The game’s bosses or the Village People?(clockwise from top left)
A cop, businessman, Indian, biker, circus performer and a punk.
Theory #2:You’re trying to rescue someone who has been kidnapped.
Popular Examples: Final Fight, Double Dragon, Bad Dudes
Likelihood: Extremely Unlikely
The biggest problem with this theory is that the game never shows or mentions an abductee. That already makes this an unlikely scenario and it’s made even more unlikely when you try to construct some kind of narrative out of the places you travel to in the game.
Is that guy trying to hit you with a wrench? What is he, the stadium groundskeeper? Why the hell are you beating up the groundskeeper?
Following this logic, the story could be that bikers kidnapped your girlfriend, and sold her to the carnival, but then she was so good at hockey that she got drafted to play on the punk rocker’s team. Now the Indian boss at the baseball stadium might… um… ok, this idea is already falling apart and we haven’t even gotten to the office building full of soldiers yet.

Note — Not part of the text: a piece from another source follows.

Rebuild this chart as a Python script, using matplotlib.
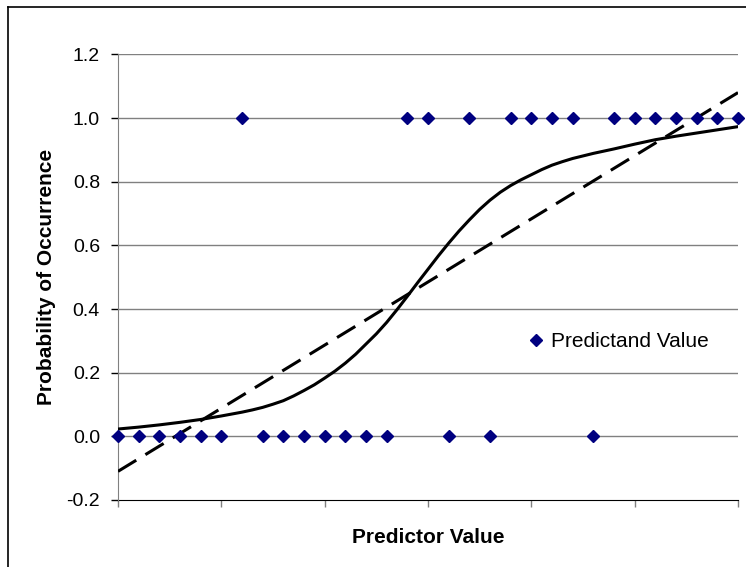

Theory #3: Your character likes to fight.
Popular Examples: Ryu (Street Fighter II), Boston Red Sox fans (real life)
The actions taken by your character seem to indicate that he is the aggressor in many cases, which could indicate that he is simply fighting for the fun of it. Actually, that’s understating it a bit. If you walk up to a gang of bikers and start fighting them, it’s safe to say that you like to fight. If you walk up to a bunch of clowns and start pounding on them, you’re psychotic.
Wait a second… the long blonde hair, the pastel colors on the uniform, the short, curved hockey stick… Those aren’t roller hockey punks – they’re a girl’s field hockey team!!! You’re beating up teenage girls!
Perhaps the best evidence to support this theory is the overwhelming amount of violence your character is capable of. While other titles have you knocking your foes to the ground to defeat them, this game says “Why stop there?” and lets you knock an opponent down, then get on his back and start smashing his face into the ground. You can also jump onto the back of a fallen enemy. This may seem tame compared to the head-smashing, but it becomes pretty brutal once you have a line of foes on the ground and can turn it into the world’s most sadistic game of hopscotch. Also, instead of picking up tame weapons such as knives or bats, Combatribes lets you throw motorcycles and pinball machines at people.
Conclusion: After careful consideration, I would have to say that the “likes to fight” theory seems to be the most plausible. There’s almost nothing within the game that would indicate that your character doesn’t like to fight, and it’s the only one of the three ideas that could possibly explain why you would fight clowns. Without any official word from the people who made the game, we can never know for sure, but I would say this is the most likely explanation for the events that take place in Combatribes.
After fighting all those clowns and maintenance men, its time for the final boss. The businessman is killed before you can fight him by this lady who is dressed like its still 1987. Then you fight her.